Wit the Fed funds pledged as collateral, the lender owns a claim to a very reliable source of funds for repayment. McCain could no longer opt out of the system, because he would already be in.
Without the pledge, McCain controls how any Fed funds he receives are spent. He could use them to repay the loan, but he can choose not to, even if it meant stiffing the lender.
Posted by: ottnott | February 5, 2008 12:01 PM
SDinIA: It's not really relevant -- that only comes up after the party convention and they are (or are not) the official nominees. Anything spent before that is "primary".
Posted by: dbt | February 5, 2008 12:12 PM
If Edwards were doing this I'd be cheering him on. I don't think the purpose of public funding is to choke off the options of the candidates with the least corporate cash.
Posted by: Frank | February 5, 2008 12:19 PM
>No one in the voting public gives a rats a** about that kind of stuff.
And that, Mr. "steveconga", you mindless tool, is why the voting public keeps electing crooks who rob them blind.
Posted by: obsessed | February 5, 2008 12:21 PM
Point of information: Why hasn't McCain received the matching funds yet? When do they come in? If they're not delivered until after the primaries are over, then they're useless promises -- except as collateral for a loan.
Posted by: dbomp | February 5, 2008 12:36 PM
Excellent! Now Obama doesn't need to keep his March 2007 promise with McCain because McCain broke the agreement.
Indian-Giver.... (In the pejorative to whites sense)
Posted by: MNPundit | February 5, 2008 12:50 PM
dbomp: In March, says the FEC. Basically, not enough people checked off the $3 last year on their tax returns, so it'll be until March when the fund will have enough money to make these disbursements.

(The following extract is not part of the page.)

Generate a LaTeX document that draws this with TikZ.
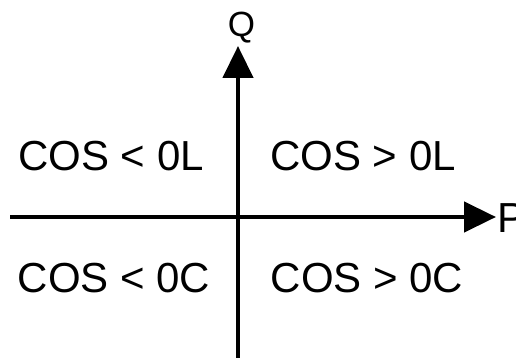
\documentclass[tikz,border=0pt]{standalone}
\usepackage{fontspec}
\setmainfont{Liberation Sans}
\usetikzlibrary{arrows.meta}
\tikzset{
  axis/.style={line width=4.5pt, -{Triangle[length=32pt,width=30pt]}},
  lbl/.style={inner sep=0pt, anchor=base, font=\fontsize{42}{48}\selectfont},
  axlbl/.style={inner sep=0pt, anchor=base, font=\fontsize{35}{40}\selectfont}
}
\begin{document}
\begin{tikzpicture}[x=1pt,y=-1pt]
\useasboundingbox[fill=white] (0,0) rectangle (516,358);
\coordinate (xstart) at (10,217);
\coordinate (xend) at (496,217);
\coordinate (ybot) at (238,358);
\coordinate (ytop) at (238,46);
\draw[axis] (xstart) -- (xend);
\draw[axis] (ybot) -- (ytop);
\node[axlbl] (q) at (241.5,37) {Q};
\node[lbl, anchor=base west] (p) at (497,232) {P};
\node[lbl] (ql) at (111,171) {COS < 0L};
\node[lbl] (qr) at (363,171) {COS > 0L};
\node[lbl] (cl) at (114,292) {COS < 0C};
\node[lbl] (cr) at (367,292) {COS > 0C};
\end{tikzpicture}
\end{document}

Posted by: Adam B | February 5, 2008 1:07 PM
To Ottnot:
Yes, as I wrote, the distinction between collateral and not-collateral is relevant for one rationale (you can't renounce an asset that you've pledged to a loan) but not for the other point of the logic of the system, which is preventing candidates from gaming the system.
Posted by: Mark Schmitt | February 5, 2008 2:58 PM
I think when you look at the amounts of Wall Street cash carried away by Clinton and Obama, and the self funded campaign of Mitt Romney, it's a little insipid to look at McCain and screech "oooh, oooh, he gamed the system" when he pulls what Gephardt (D, if I recall) pulled first.
More compelling, once he's president, he's unlikely to fix the system unless someone else forces him. And who, amongst our elected officials, is that likely to be?
Posted by: Anonymous | February 5, 2008 6:25 PM
but he's a straight-talking maverick!
Posted by: /b | February 5, 2008 9:59 PM
While I'm no fan of the influence of corporate dollars in any political campaigns, D or R, the reason the Republicans aren't raising cash from Wall Street as much as their opponents is down to their complete mismanagement of foreign policy and domestic economy.
When you mess everything up so broadly, even Wall Street turns you away, even if you're the Grand Old Party.
Posted by: Arthur Dental | February 8, 2008 3:49 PM
McCain is a hypocrite and a sneaky one.
He's flipflopped on torture, taxes and now immigration.
No wonder he's sneaky on financing too.
Posted by: Duane | February 16, 2008 12:15 PM
I wonder if Obama will use this apparent sneakiness to get out of the public financing agreement, questioning McCain's actual willingness to follow through. I hope he doesn't but I prolly would.